* REQUIRED WORK
Omit every picture and return the rest of the data unaltered.

-- begin STORED DATA --

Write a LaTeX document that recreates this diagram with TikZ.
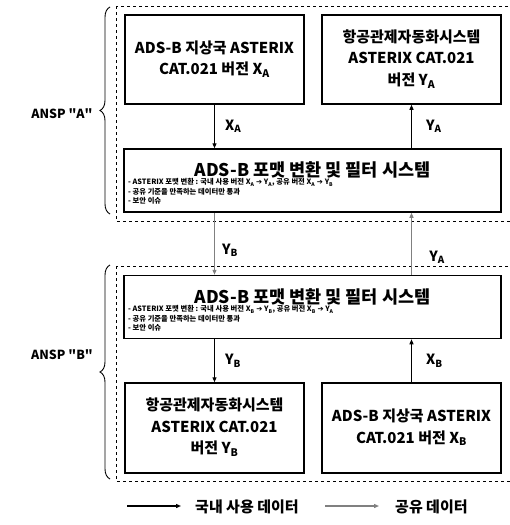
\documentclass[tikz,border=0pt]{standalone}
\usepackage{fontspec}
\setmainfont{Noto Sans CJK KR}
\newfontfamily\symfont{DejaVu Sans}
\usetikzlibrary{arrows.meta,decorations.pathreplacing}
\newcommand\ssb[1]{\textsubscript{#1}}
\newcommand\arr{{\symfont\bfseries ➔}}
\definecolor{sharegray}{RGB}{128,128,128}
\begin{document}
\begin{tikzpicture}[x=1pt,y=-1pt,
  sysbox/.style={draw,line width=1.5pt,minimum width=179pt,minimum height=89pt,align=center,font=\fontsize{15}{21.5}\selectfont\bfseries,inner sep=0pt},
  fbox/.style={draw,line width=1.5pt,minimum width=377pt,minimum height=63pt,inner sep=0pt},
  ftitle/.style={font=\fontsize{17.5}{20}\selectfont\bfseries,inner sep=0pt},
  fsmall/.style={font=\fontsize{7.3}{9.5}\selectfont\bfseries,align=left,inner sep=0pt,anchor=north west},
  grp/.style={draw,dashed,line width=0.8pt},
  dom/.style={line width=1.2pt,-{Triangle[length=5pt,width=4pt]}},
  shr/.style={line width=1.2pt,draw=sharegray,-{Triangle[length=5pt,width=4pt]},sharegray},
  lab/.style={font=\fontsize{14}{16}\selectfont\bfseries,inner sep=0pt},
  leg/.style={font=\fontsize{15}{17}\selectfont\bfseries,inner sep=0pt},
  brc/.style={decorate,decoration={brace,amplitude=10pt},line width=0.9pt},
  ansp/.style={font=\fontsize{12.5}{15}\selectfont\bfseries,inner sep=0pt}]
\useasboundingbox (0,0) rectangle (510,525);
% group frames
\draw[grp] (116,6) rectangle (520,221);
\draw[grp] (116,266) rectangle (520,481);
% ANSP A
\node[sysbox] (tl) at (214.5,59.5) {\raisebox{-3pt}{\begin{tabular}{@{}c@{}}ADS-B 지상국 ASTERIX\\CAT.021 버전 X\ssb{A}\end{tabular}}};
\node[sysbox] (tr) at (411.5,59.5) {\raisebox{-1pt}{\begin{tabular}{@{}c@{}}항공관제자동화시스템\\ASTERIX CAT.021\\버전 Y\ssb{A}\end{tabular}}};
\node[fbox] (fa) at (312.5,180.5) {};
\node[ftitle] (fat) at (312.5,170) {ADS-B 포맷 변환 및 필터 시스템};
\node[fsmall] (fas) at (128,178.5) {- ASTERIX 포맷 변환 : 국내 사용 버전 X\ssb{A} \arr{} Y\ssb{A}, 공유 버전 X\ssb{A} \arr{} Y\ssb{B}\\- 공유 기준을 만족하는 데이터만 통과\\- 보안 이슈};
% ANSP B
\node[fbox] (fb) at (312.5,307) {};
\node[ftitle] (fbt) at (312.5,297) {ADS-B 포맷 변환 및 필터 시스템};
\node[fsmall] (fbs) at (128,305.5) {- ASTERIX 포맷 변환 : 국내 사용 버전 X\ssb{B} \arr{} Y\ssb{B}, 공유 버전 X\ssb{B} \arr{} Y\ssb{A}\\- 공유 기준을 만족하는 데이터만 통과\\- 보안 이슈};
\node[sysbox,minimum height=90pt] (bl) at (214.5,428) {\raisebox{-5pt}{\begin{tabular}{@{}c@{}}항공관제자동화시스템\\ASTERIX CAT.021\\버전 Y\ssb{B}\end{tabular}}};
\node[sysbox,minimum height=90pt] (br) at (411.5,428) {\raisebox{-5pt}{\begin{tabular}{@{}c@{}}ADS-B 지상국 ASTERIX\\CAT.021 버전 X\ssb{B}\end{tabular}}};
% domestic arrows
\draw[dom] (tl.south) -- (tl.south |- fa.north) node[lab,midway,right=10pt] (lxa) {X\ssb{A}};
\draw[dom] (tr.south |- fa.north) -- (tr.south) node[lab,midway,right=14pt] (lya) {Y\ssb{A}};
\draw[dom] (bl.north |- fb.south) -- (bl.north) node[lab,midway,right=10pt] (lyb) {Y\ssb{B}};
\draw[dom] (br.north) -- (br.north |- fb.south) node[lab,midway,right=14pt] (lxb) {X\ssb{B}};
% shared arrows
\draw[shr] (tl.south |- fa.south) -- (tl.south |- fb.north);
\node[lab] (syb) at (230,250) {Y\ssb{B}};
\draw[shr] (tr.south |- fb.north) -- (tr.south |- fa.south);
\node[lab] (sya) at (437,257) {Y\ssb{A}};
% braces
\coordinate (ba1) at (110,214);
\coordinate (ba2) at (110,7);
\draw[brc] (ba1) -- (ba2);
\node[ansp] (na) at (62,114) {ANSP \textquotedbl A\textquotedbl};
\coordinate (bb1) at (110,479);
\coordinate (bb2) at (110,265);
\draw[brc] (bb1) -- (bb2);
\node[ansp] (nb) at (62,355) {ANSP \textquotedbl B\textquotedbl};
% legend
\coordinate (l1) at (127,506);
\coordinate (l2) at (181,506);
\draw[dom] (l1) -- (l2);
\node[leg,anchor=west] (lt1) at (195,507) {국내 사용 데이터};
\coordinate (l3) at (325,506);
\coordinate (l4) at (379,506);
\draw[shr] (l3) -- (l4);
\node[leg,anchor=west] (lt2) at (395,507) {공유 데이터};
\end{tikzpicture}
\end{document}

-- end STORED DATA --

* EXERCISE SOLUTION
Write a LaTeX document that recreates this diagram with TikZ.
\documentclass[tikz,border=0pt]{standalone}
\usepackage{fontspec}
\setmainfont{Noto Sans CJK KR}
\newfontfamily\symfont{DejaVu Sans}
\usetikzlibrary{arrows.meta,decorations.pathreplacing}
\newcommand\ssb[1]{\textsubscript{#1}}
\newcommand\arr{{\symfont\bfseries ➔}}
\definecolor{sharegray}{RGB}{128,128,128}
\begin{document}
\begin{tikzpicture}[x=1pt,y=-1pt,
  sysbox/.style={draw,line width=1.5pt,minimum width=179pt,minimum height=89pt,align=center,font=\fontsize{15}{21.5}\selectfont\bfseries,inner sep=0pt},
  fbox/.style={draw,line width=1.5pt,minimum width=377pt,minimum height=63pt,inner sep=0pt},
  ftitle/.style={font=\fontsize{17.5}{20}\selectfont\bfseries,inner sep=0pt},
  fsmall/.style={font=\fontsize{7.3}{9.5}\selectfont\bfseries,align=left,inner sep=0pt,anchor=north west},
  grp/.style={draw,dashed,line width=0.8pt},
  dom/.style={line width=1.2pt,-{Triangle[length=5pt,width=4pt]}},
  shr/.style={line width=1.2pt,draw=sharegray,-{Triangle[length=5pt,width=4pt]},sharegray},
  lab/.style={font=\fontsize{14}{16}\selectfont\bfseries,inner sep=0pt},
  leg/.style={font=\fontsize{15}{17}\selectfont\bfseries,inner sep=0pt},
  brc/.style={decorate,decoration={brace,amplitude=10pt},line width=0.9pt},
  ansp/.style={font=\fontsize{12.5}{15}\selectfont\bfseries,inner sep=0pt}]
\useasboundingbox (0,0) rectangle (510,525);
% group frames
\draw[grp] (116,6) rectangle (520,221);
\draw[grp] (116,266) rectangle (520,481);
% ANSP A
\node[sysbox] (tl) at (214.5,59.5) {\raisebox{-3pt}{\begin{tabular}{@{}c@{}}ADS-B 지상국 ASTERIX\\CAT.021 버전 X\ssb{A}\end{tabular}}};
\node[sysbox] (tr) at (411.5,59.5) {\raisebox{-1pt}{\begin{tabular}{@{}c@{}}항공관제자동화시스템\\ASTERIX CAT.021\\버전 Y\ssb{A}\end{tabular}}};
\node[fbox] (fa) at (312.5,180.5) {};
\node[ftitle] (fat) at (312.5,170) {ADS-B 포맷 변환 및 필터 시스템};
\node[fsmall] (fas) at (128,178.5) {- ASTERIX 포맷 변환 : 국내 사용 버전 X\ssb{A} \arr{} Y\ssb{A}, 공유 버전 X\ssb{A} \arr{} Y\ssb{B}\\- 공유 기준을 만족하는 데이터만 통과\\- 보안 이슈};
% ANSP B
\node[fbox] (fb) at (312.5,307) {};
\node[ftitle] (fbt) at (312.5,297) {ADS-B 포맷 변환 및 필터 시스템};
\node[fsmall] (fbs) at (128,305.5) {- ASTERIX 포맷 변환 : 국내 사용 버전 X\ssb{B} \arr{} Y\ssb{B}, 공유 버전 X\ssb{B} \arr{} Y\ssb{A}\\- 공유 기준을 만족하는 데이터만 통과\\- 보안 이슈};
\node[sysbox,minimum height=90pt] (bl) at (214.5,428) {\raisebox{-5pt}{\begin{tabular}{@{}c@{}}항공관제자동화시스템\\ASTERIX CAT.021\\버전 Y\ssb{B}\end{tabular}}};
\node[sysbox,minimum height=90pt] (br) at (411.5,428) {\raisebox{-5pt}{\begin{tabular}{@{}c@{}}ADS-B 지상국 ASTERIX\\CAT.021 버전 X\ssb{B}\end{tabular}}};
% domestic arrows
\draw[dom] (tl.south) -- (tl.south |- fa.north) node[lab,midway,right=10pt] (lxa) {X\ssb{A}};
\draw[dom] (tr.south |- fa.north) -- (tr.south) node[lab,midway,right=14pt] (lya) {Y\ssb{A}};
\draw[dom] (bl.north |- fb.south) -- (bl.north) node[lab,midway,right=10pt] (lyb) {Y\ssb{B}};
\draw[dom] (br.north) -- (br.north |- fb.south) node[lab,midway,right=14pt] (lxb) {X\ssb{B}};
% shared arrows
\draw[shr] (tl.south |- fa.south) -- (tl.south |- fb.north);
\node[lab] (syb) at (230,250) {Y\ssb{B}};
\draw[shr] (tr.south |- fb.north) -- (tr.south |- fa.south);
\node[lab] (sya) at (437,257) {Y\ssb{A}};
% braces
\coordinate (ba1) at (110,214);
\coordinate (ba2) at (110,7);
\draw[brc] (ba1) -- (ba2);
\node[ansp] (na) at (62,114) {ANSP \textquotedbl A\textquotedbl};
\coordinate (bb1) at (110,479);
\coordinate (bb2) at (110,265);
\draw[brc] (bb1) -- (bb2);
\node[ansp] (nb) at (62,355) {ANSP \textquotedbl B\textquotedbl};
% legend
\coordinate (l1) at (127,506);
\coordinate (l2) at (181,506);
\draw[dom] (l1) -- (l2);
\node[leg,anchor=west] (lt1) at (195,507) {국내 사용 데이터};
\coordinate (l3) at (325,506);
\coordinate (l4) at (379,506);
\draw[shr] (l3) -- (l4);
\node[leg,anchor=west] (lt2) at (395,507) {공유 데이터};
\end{tikzpicture}
\end{document}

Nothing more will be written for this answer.